For the treatment of persistant fluid buildup causing chronic ear infections, ear tubes are small tubes, made of several different materials, which are inserted into the eardrum to keep the middle ear aerated for a prolonged period of time.


Instructions for Ear Tubes

Ear tubes usually have a very simple recovery after surgery. The procedure usually only takes a couple of minutes and typically has only mild discomfort afterwards. Acetaminophen (Tylenol) and/or ibuprofen (Motrin, Advil) can be taken to ease any pain. You will usually be given either ear drops or a prescription to pick up those drops. The drops are used twice a day for several days to help with healing.

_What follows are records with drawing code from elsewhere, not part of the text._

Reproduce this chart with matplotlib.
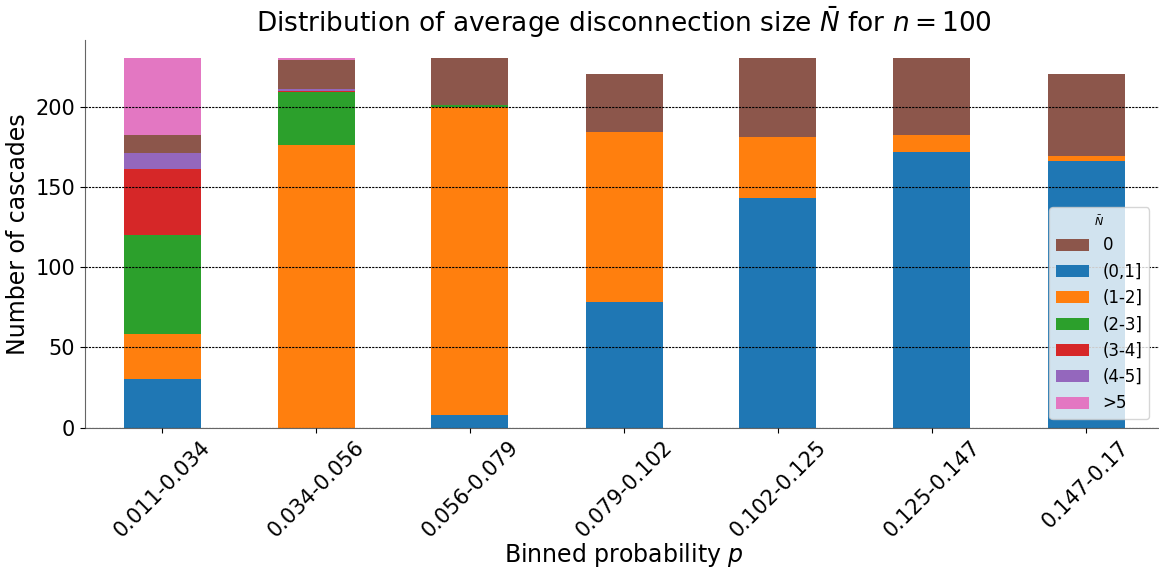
import numpy as np
import matplotlib
matplotlib.use('Agg')
import matplotlib.pyplot as plt

# ─── Data: cascade counts per probability bin ─────────────────────────────

bins = ['0.011-0.034', '0.034-0.056', '0.056-0.079', '0.079-0.102',
        '0.102-0.125', '0.125-0.147', '0.147-0.17']

# stacking order (bottom to top), coloured C0..C6
classes = ['(0,1]', '(1-2]', '(2-3]', '(3-4]', '(4-5]', '0', '>5']

n_01 = [30, 0, 8, 78, 143, 172, 166]
n_12 = [28, 176, 192, 106, 38, 10, 3]
n_23 = [62, 33, 1, 0, 0, 0, 0]
n_34 = [41, 1, 0, 0, 0, 0, 0]
n_45 = [10, 1, 0, 0, 0, 0, 0]
n_0 = [11, 18, 29, 36, 49, 48, 51]
n_5 = [48, 1, 0, 0, 0, 0, 0]

counts = [n_01, n_12, n_23, n_34, n_45, n_0, n_5]

# ─── Figure ───────────────────────────────────────────────────────────────

fig = plt.figure(figsize=(11.59, 5.70), dpi=100)
ax = fig.add_axes([85/1159, 1 - 427.5/570, 1078/1159, 387.5/570])

x = np.arange(len(bins))
bottom = np.zeros(len(bins))
handles = {}
for i, (lab, vals) in enumerate(zip(classes, counts)):
    h = ax.bar(x, vals, width=0.5, bottom=bottom, color=f'C{i}', label=lab)
    handles[lab] = h
    bottom += np.array(vals)

ax.set_xlim(-0.5, 6.5)
ax.set_ylim(0, 241.5)
ax.set_yticks([0, 50, 100, 150, 200])
ax.yaxis.grid(True, color='black', linestyle=(0, (2, 1)), linewidth=0.8)
ax.set_axisbelow(False)

ax.set_xticks(x)
ax.set_xticklabels(bins, rotation=45, fontsize=15)
ax.tick_params(axis='y', labelsize=15)

for s in ['top', 'right']:
    ax.spines[s].set_visible(False)
for s in ['left', 'bottom']:
    ax.spines[s].set_color('#666666')

ax.set_title(r'Distribution of average disconnection size $\bar{N}$ for $n=100$',
             fontsize=19, pad=4)
ax.set_xlabel('Binned probability $p$', fontsize=17, labelpad=0)
ax.set_ylabel('Number of cascades', fontsize=17)

order = ['0', '(0,1]', '(1-2]', '(2-3]', '(3-4]', '(4-5]', '>5']
leg = ax.legend([handles[k] for k in order], order, title=r'$\bar{N}$',
                fontsize=12, title_fontsize=8, loc='lower right',
                bbox_to_anchor=(0.995, 0.0), framealpha=0.8)

fig.savefig('out.png', dpi=100)
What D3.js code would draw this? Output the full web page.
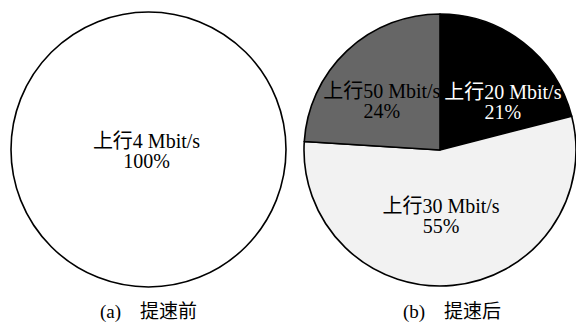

The number of drops and length of use can vary depending on what is seen in the ear at the time of surgery, so verify with your doctor how long they should be used. Drops are best placed by lying on one side, placing the drops, then pushing on the tragus to help pump the drops through the ear tube.

Avoiding Water

Water avoidance is usually not necessary after ear tubes. If your child begins to get ear infections after getting water in the ears or if the water causes discomfort, ear plugs should be used to keep the ears dry. Silicone plugs work best to keep water out. Some parents prefer a combination of silicone ear plugs and a neoprene headband such as the Ear band-it. Once the tubes are in, they should be checked periodically (at least annually) by your doctor to ensure they are working appropriately and there are no problems with the ear tube or ear drum. The checkups should continue until the tube comes out and the drum heals.